When applying to graduate school, younger me had very grandiose ideas, and, thankfully, I still do now. I wanted to broach multidisciplinary questions with field-altering implications but the feedback I received from my graduate and fellowship applications were “these ideas are great, but his background is insufficient” or “a narrower focus allows for research to progress and be impactful”. It stung to read these comments: In some ways I agreed, but to make my own path in academia, I needed to ask the questions that motivated me. I held fast to my ideas, finding ways in which my aspirations worked cohesively with potential graduate advisors. I advocated for my ideas, emphasizing the benefits of collaborations across disciplines, and outlining the various questions a potential project would lead us towards throughout my career. I was direct in my conversations, the ideas I proposed were the ideas I would pursue in graduate school. When I finally chose a program, I had two advisors who saw my potential as a researcher and allowed me to ask the questions that shortly after received university-level and nation-wide fellowships.

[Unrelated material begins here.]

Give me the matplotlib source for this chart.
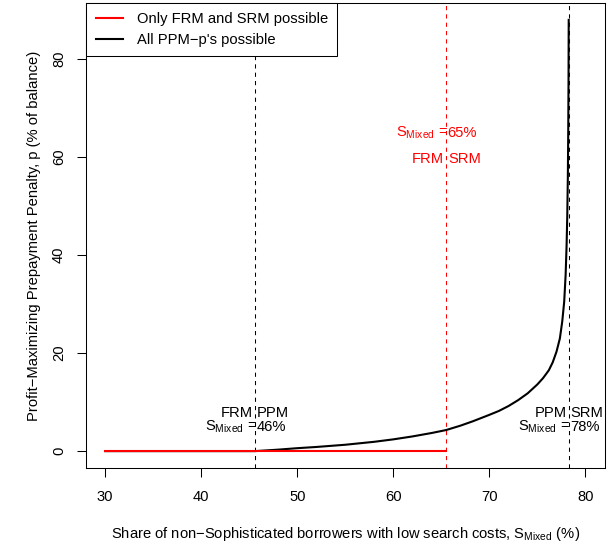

Every event I have mentioned makes it appear that we will succeed our entire lives, but I want to make it clear: Jonathan, you will fail, you will make plenty of mistakes, and you will never know everything, but nevertheless, you and your ideas belong. Whether obstacles come in the form of occupied researchers, administrative errors, or institutionalized notions of academic rigor, you must always advocate for yourself and leave nothing up to chance.